В несколько ином идейном направлении вокруг короля в конце 80-х годов столетия собрался кружок, включавший помимо самого Генриха несколько светлейших умов того времени, и в том числе таких, как Пибрак, Баиф, Понтюс де Тийар[117], Ронсар. Было среди них и несколько дам (Линьероль — супруга маршала Реца), которых можно считать провозвестницами чего-то подобного прециозному феминизму, расцветшему в следующем веке. Это сообщество любителей наук и словесности ведет более или менее последовательно борьбу с астрологией, и Генрих решительно порывает с суевериями Екатерины, все еще нежно любимой им матери. Члены этого сообщества предлагали продуманное толкование основ морали в назидание правителям и народу.

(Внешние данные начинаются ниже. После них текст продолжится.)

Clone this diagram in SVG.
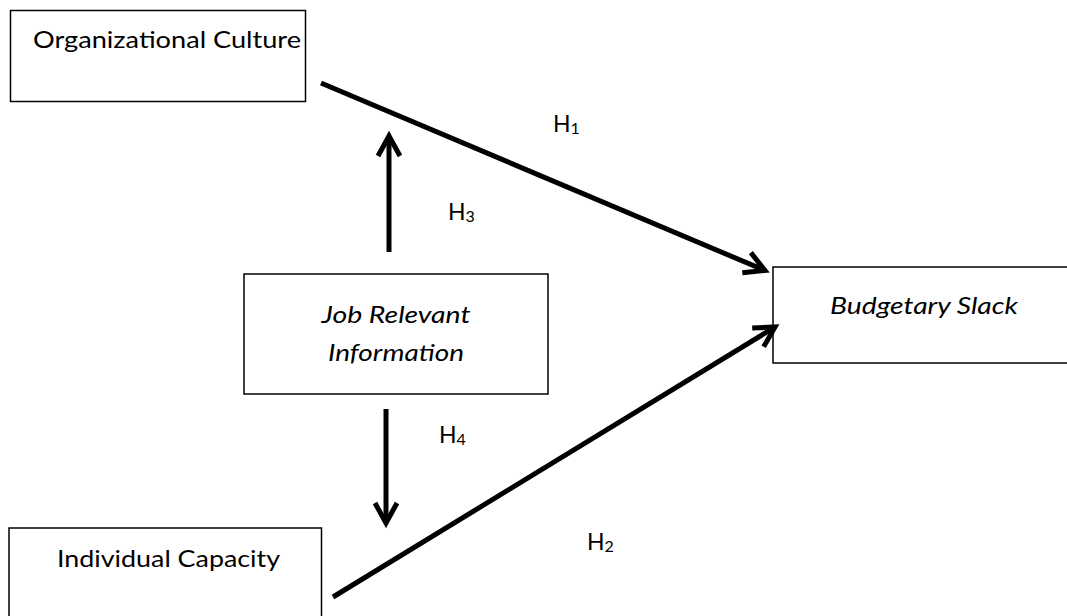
<svg xmlns="http://www.w3.org/2000/svg" width="1067" height="616" viewBox="0 0 1067 616">
  <defs>
    <style>
      .box { fill: #ffffff; stroke: #000000; stroke-width: 1.5; }
      .lbl { font-family: Lato, "Liberation Sans", sans-serif; font-size: 23px; fill: #000000; }
      .it { font-style: italic; }
      .sub { font-size: 16px; }
      .conn { stroke: #000000; stroke-width: 5; fill: none; }
    </style>
    <marker id="head" markerUnits="userSpaceOnUse" markerWidth="40" markerHeight="40" refX="0" refY="0" orient="auto" overflow="visible" viewBox="-30 -20 40 40">
      <path d="M-20,-11 L0,0 L-20,11" fill="none" stroke="#000000" stroke-width="5" stroke-linejoin="miter" stroke-linecap="butt"/>
    </marker>
  </defs>
  <rect x="0" y="0" width="1067" height="616" fill="#ffffff"/>

  <g id="organizational-culture">
    <rect class="box" x="10.5" y="10.5" width="295" height="91"/>
    <text class="lbl" x="33" y="48" textLength="268" lengthAdjust="spacingAndGlyphs">Organizational Culture</text>
  </g>

  <g id="job-relevant-information">
    <rect class="box" x="244" y="274" width="304" height="120"/>
    <text class="lbl it" x="396" y="323" text-anchor="middle" textLength="149" lengthAdjust="spacingAndGlyphs">Job Relevant</text>
    <text class="lbl it" x="396" y="361" text-anchor="middle" textLength="136" lengthAdjust="spacingAndGlyphs">Information</text>
  </g>

  <g id="budgetary-slack">
    <rect class="box" x="773" y="267" width="310" height="96"/>
    <text class="lbl it" x="830" y="314" textLength="188" lengthAdjust="spacingAndGlyphs">Budgetary Slack</text>
  </g>

  <g id="individual-capacity">
    <rect class="box" x="9" y="528" width="312.5" height="110"/>
    <text class="lbl" x="57" y="567" textLength="223" lengthAdjust="spacingAndGlyphs">Individual Capacity</text>
  </g>

  <g id="connectors">
    <line class="conn" x1="321" y1="83" x2="765" y2="270.5" marker-end="url(#head)"/>
    <line class="conn" x1="389" y1="252" x2="389" y2="136" marker-end="url(#head)"/>
    <line class="conn" x1="386" y1="409" x2="386" y2="523" marker-end="url(#head)"/>
    <line class="conn" x1="333" y1="597" x2="775" y2="327" marker-end="url(#head)"/>
  </g>

  <g id="labels">
    <text class="lbl" x="553" y="132">H<tspan class="sub" dy="2">1</tspan></text>
    <text class="lbl" x="448" y="220">H<tspan class="sub" dy="2">3</tspan></text>
    <text class="lbl" x="439" y="443">H<tspan class="sub" dy="2">4</tspan></text>
    <text class="lbl" x="587" y="550">H<tspan class="sub" dy="2">2</tspan></text>
  </g>
</svg>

Именно в личной жизни Генриха III, которая была одновременно и частной, и публичной, неразрывно связанной с делами государства, возникла завязка той трагедии, которая вышла далеко за рамки его личных проблем. Генрих любил женщин (и пользовался у них успехом), был способен питать сильные чувства и в то же время не гнушался быстротечных связей. В 1575 году он влюбился в не лишенную очарования скромную лотарингскую принцессу Луизу де Водемон и сочетался с ней законным браком. Будучи женат, с годами король все более строго следует предписанным христианам Церковью нормам супружеской любви и верности. Но брак Генриха и Луизы остается бездетным, и все их надежды на появление потомства скоро рассеиваются. Законы Салической правды определяют, что в этом случае наследовать трон могли лишь Бурбоны, ибо они были хоть и очень дальней, но все же подлинной ветвью генеалогического древа Капетингов. И конкретно таким наследником мог быть именно Генрих Наваррский, гугенот, как и все Бурбоны-Конде, его кузены. Для Генриха III причиной глубоких терзаний стала необходимость выбора между соблюдением легитимности престолонаследия и требованиями правоверного католицизма.
Примечательный факт: для этого весьма набожного монарха первое оказалось более важным, чем второе. Конечно, он дал свой совет Наваррцу о переходе в католичество, что и было единственно верным решением. Но можно понять причины того, что, когда столкнулись противоречия, казавшиеся неразрешимыми, Генрих стал подвержен время от времени мучившей его депрессии, хорошо известной в наши дни. Полемисты обоих противоборствующих лагерей вскоре — и совершенно безосновательно — назовут эти приступы помешательством.
Наконец, следует записать еще один плюс в актив Генриха III, как, впрочем, и в актив Екатерины, его матери, несмотря на всю неоднозначность ее поступков и личности: я имею в виду постепенное продвижение общества к терпимости. Терпимости, которая, разумеется, пока еще весьма относительна — ведь, что бы там ни было, описываемые события относятся к XVI веку! И под этим углом зрения можно видеть, сколь быстро Генрих менялся, взрослел и обретал зрелость. Герцог Анжуйский, франт и повеса 21 года от роду, католик-экстремист, который в ночь Святого Варфоломея в 1572 году способствовал началу первых убийств, давших толчок последовавшему через несколько часов после этого массовому избиению гугенотов в Париже, совершенно преобразился за какие-то пять или шесть лет, став куда более рассудительным королем.
Конечно, эта зрелость пришла к нему под влиянием всех обстоятельств и событий того времени, но надо отдать ему должное: он смог усвоить непростые уроки этих событий. Среди них упомянем поездку незадолго до того ставшего королем Генриха в Польшу (1573-1574 гг.), страну, где спокойно соседствовали самые разные вероисповедания. Да и в самой Франции, приходится констатировать (в поддержку аргументации тех, кто выступал за сосуществование конфессий), все три последние Религиозные войны, уже завершившиеся к этому времени, и те, которым еще предстоит завершиться, заканчивались — каждая — миром хотя и ненадежным, но оставляющим протестантским церквам — воистину неистребимым — определенную возможность продолжения их существования и деятельности в условиях некоторой свободы.